Spacing out getting pished until the pressure reaches unbearable, and then constructing a binge on harm-minimization grounds (right company, stuff yourself before starting, safe environment, 4% beer...) you should find that it becomes easier to increase the time between lapses.
 
#17
Closet_Jibber said:
Simple - Stop drinking until you can do so like a responsible adult human being with self discipline. Or limit your access. Only take cash out with you, no card.

Only have 2 cans in the fridge at any one time etc.

Basics
Well that was useful :roll: . Quote: "Stop drinking until you can do so like a responsible adult human being with self discipline". It is very easy to judge when your on the outside isn't it.
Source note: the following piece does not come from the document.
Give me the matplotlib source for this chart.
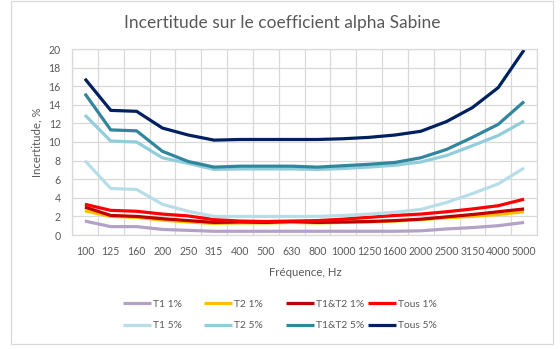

Without going into the causes, I have told you about the effect.

A problem has been identified, hopefully in the early stages. I asked for useful advice not holier than thou shite. Please read the initial post properly. Thanks!

Many thanks to the rest of you for some decent replies!!!

1IE
 
#18
I knew a man who was a social drinker, it was his favourite thing, and like your friend it was only closing time or an empty fridge that made him call it a night. He drank because it made him happy, he enjoyed it, and being around people. And it numbed all the crap on his mind. Things got progressively sh!t in his personal life and he would go to the pub more frequently, rarely engaging in social activities that didn't involve the pub or alcohol. His work started to suffer, his health deteriorated and as a result he spent more time at the pub to cheer himself up and be in a happy atmosphere. Six months on he had drunk himself to death.
 
#20
Any idea as to why he is drinking more now... It can be a response to stress or PTSD, so has he been on tour recently, or talk of issues that are stressing him out?

Personally i can't stop drinking, i can easily go months without a beer, but once i have one, i'll keep going till i've had my limit. The only thing i can do i recognise my problem and keep the sessions few and far between. It's also gotten worse since quitting smoking, so i'm pretty sure it's a dependence thing. ( i also strongly think it's stress related).